I had a meeting with Emily Cunningham (Flatiron) to discuss any projects of mutual interest. She has been looking at simulations of the Milky Way (toy simulations) in which the LMC and SMC fall in. These simulations get tidally distorted by the infall, and various observational consequences follow. For example, the disk ends up having a different mean velocity than the halo! And for another, different parts of the halo move relative to one another, in the mean. Cunningham's past work has been on the velocity variance; now it looks like she has a project on the velocity mean! The predictions are coming from toy simulations (from the Arizona group) but I'm interested in the more general question of what can be learned from spatial variations in the mean velocity in the halo. It might put strong constraints on the recent-past time-dependence.



With teaching, NSF proposals, and job season, I didn't get anything done, research-wise. The closest thing was some twitter (tm) conversations about space debris and phase demodulation.


phase demodulators to find planets

Oh what a great day! Not a lot of research got done; NSF proposals, letters of recommendation, and all that. But in the afternoon, undergraduate researcher Abby Shaum (NYU) and I looked at her project to do frequency demodulation on asteroseismic modes to find orbital companions and we got one. Our target is a hot star that has a few very strong asteroseismic modes (around 14 cycles per day in frequency), and our demodulator is actually a phase demodulator (not frequency) but it's so beautiful:

The idea of the demodulator is that you mix (product) the signal (which, in this case, is bandpass-filtered NASA Kepler photometric data) with a complex sinusoid at (as precisely as you can set it) the asteroseismic carrier frequency. Then you Gaussian smooth the real and imaginary parts of that product over some window timescale (the inverse bandwidth, if you will). The resulting extremely tiny phase variations (yes these stars are coherent over years) have some periodogram or power spectrum, which shows periodicity at around 9 days, which is exactly the binary period we expected to find (from prior work).

I'm stoked! the advantages of our method over previous work are: Our method can easily combine information from many modes. Our method can be tuned to any modes that are in any data. We did not have to bin the lightcurve into bins; we only had to choose an effective bandwidth. The disadvantages are: We don't have a probabilistic model! We just have a procedure. But it's so simple and beautiful. I'm feeling like the engineer I was born to be.

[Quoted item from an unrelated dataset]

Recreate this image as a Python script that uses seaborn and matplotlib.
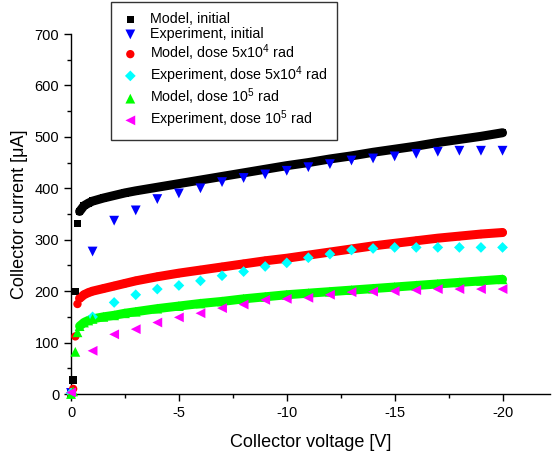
import numpy as np
import pandas as pd
import seaborn as sns
import matplotlib.pyplot as plt
from matplotlib.ticker import MultipleLocator

# model voltages: the first few points are separate, the rest form the curve
model_v_start = [0, -0.1, -0.2, -0.3]
model_v_curve = [-0.4, -0.6, -0.8, -1, -1.5, -2, -2.5, -3, -4, -5, -6, -7, -8, -9,
                 -10, -11, -12, -13, -14, -15, -16, -17, -18, -19, -20]

model_initial_start = [0, 27, 199, 331]
model_initial_curve = [355, 366, 371, 375, 381, 386, 391, 395, 402, 409, 416, 423, 430, 437,
                       444, 450, 457, 463, 470, 476, 482, 489, 495, 501, 508]

model_dose1_start = [0, 10, 112, 175]
model_dose1_curve = [186, 193, 197, 200, 205, 210, 215, 220, 228, 235, 241, 247, 253, 259,
                     264, 270, 276, 282, 288, 293, 298, 303, 307, 311, 314]

model_dose2_start = [0, 5, 82, 120]
model_dose2_curve = [132, 139, 143, 146, 150, 153, 157, 160, 166, 171, 176, 180, 185, 189,
                     193, 196, 199, 202, 205, 208, 211, 214, 217, 220, 223]

# experiment, measured every volt
exp_v = [0, -1, -2, -3, -4, -5, -6, -7, -8, -9, -10, -11, -12, -13, -14, -15, -16, -17, -18, -19, -20]
exp_initial = [2, 277, 337, 357, 379, 390, 400, 412, 420, 427, 434, 441, 447, 454, 458,
               462, 467, 471, 473, 473, 473]
exp_dose1 = [2, 150, 178, 193, 204, 211, 220, 230, 238, 248, 255, 265, 272, 280, 283,
             285, 285, 285, 285, 285, 285]
exp_dose2 = [3, 84, 116, 126, 139, 149, 157, 167, 174, 183, 185, 187, 193, 198, 199,
             200, 202, 204, 204, 204, 204]

sns.set_theme(style='ticks')
plt.rcParams['font.family'] = ['Liberation Sans', 'DejaVu Sans']
plt.rcParams['mathtext.default'] = 'regular'
plt.rcParams['text.color'] = 'black'
plt.rcParams['axes.labelcolor'] = 'black'
plt.rcParams['xtick.color'] = 'black'
plt.rcParams['ytick.color'] = 'black'

fig = plt.figure(figsize=(5.58, 4.57), dpi=100)
ax = fig.add_axes([71 / 558, 63 / 457, 479 / 558, 360 / 457])

series = [
    ('Model, initial', 'model', model_initial_start, model_initial_curve, 's', '#000000', 28),
    ('Experiment, initial', 'exp', None, exp_initial, 'v', '#0000ff', 50),
    ('Model, dose 5x10$^4$ rad', 'model', model_dose1_start, model_dose1_curve, 'o', '#ff0000', 36),
    ('Experiment, dose 5x10$^4$ rad', 'exp', None, exp_dose1, 'D', '#00ffff', 30),
    ('Model, dose 10$^5$ rad', 'model', model_dose2_start, model_dose2_curve, '^', '#00ff00', 50),
    ('Experiment, dose 10$^5$ rad', 'exp', None, exp_dose2, '<', '#ff00ff', 50),
]

for label, kind, start, values, marker, color, size in series:
    if kind == 'model':
        v = model_v_start + model_v_curve
        i = start + values
        # the dense model points look like a thick band
        curve = pd.DataFrame({'v': model_v_curve, 'i': values})
        sns.lineplot(data=curve, x='v', y='i', color=color, linewidth=6.5, sort=False,
                     estimator=None, legend=False, ax=ax)
    else:
        v = exp_v
        i = values
    df = pd.DataFrame({'v': v, 'i': i})
    sns.scatterplot(data=df, x='v', y='i', marker=marker, color=color, s=size,
                    edgecolor='none', label=label, clip_on=False, zorder=3, ax=ax)

ax.set_xlim(0, -22.2)
ax.set_ylim(0, 700)
ax.xaxis.set_minor_locator(MultipleLocator(2.5))
ax.yaxis.set_major_locator(MultipleLocator(100))
ax.yaxis.set_minor_locator(MultipleLocator(50))
ax.set_xticks([0, -5, -10, -15, -20])
ax.set_xticklabels(['0', '-5', '-10', '-15', '-20'])
ax.tick_params(which='major', direction='out', length=5, width=1, labelsize=10.5)
ax.tick_params(which='minor', direction='out', length=3, width=1)
sns.despine(ax=ax)
for sp in ['left', 'bottom']:
    ax.spines[sp].set_color('black')
    ax.spines[sp].set_linewidth(1)

ax.set_xlabel('Collector voltage [V]', fontsize=13, labelpad=10)
ax.set_ylabel('Collector current [\u03bcA]', fontsize=13, labelpad=5)

leg = ax.legend(loc='upper left', bbox_to_anchor=(111 / 558, 1 - 2 / 457),
                bbox_transform=fig.transFigure, fontsize=10.3, frameon=True,
                fancybox=False, labelspacing=0.08, handletextpad=0.7,
                borderpad=0.7, handlelength=1.3, borderaxespad=0)
leg.get_frame().set_edgecolor('black')
leg.get_frame().set_linewidth(1)

fig.savefig('out.png', dpi=100)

calibrating a stable spectrograph with a laser frequency comb

It was a great research day today. I worked with Lily Zhao (Yale) on the wavelength calibration of the EXPRES spectrograph, which my loyal reader knows is a project of Debra Fischer (Yale). Lily and I cleaned up and sped up (by a lot) the polynomial fitting that the EXPRES team is doing, and showed (with a kind of cross-validation) that the best polynomial order for the fit is in the range 8 to 9. This is for a high-resolution, laser-frequency-comb-calibrated, temperature-controlled, bench-mounted, dual-fiber spectrograph.

But then we threw out that polynomial fit and just worked on interpolating the laser frequency-comb line positions. These are fixed in true wavelength and dense on the detector (for many orders, anyway). Oh my goodness did it work! When we switched from polynomial fitting to interpolation, the cross-validation tests got much better, and the residuals went from being very structured and repeatable to looking like white noise. When we averaged solutions, we got very good results, and when we did a PCA of the differences away from the mean solution, it looks like the variations are dominated by a single variability dimension! So it looks like we are going to end up with a very very low-dimensional, data-driven, non-parametric calibration system that hierarchically pools information from all the calibration data to calibrate every single exposure. I couldn't be more stoked!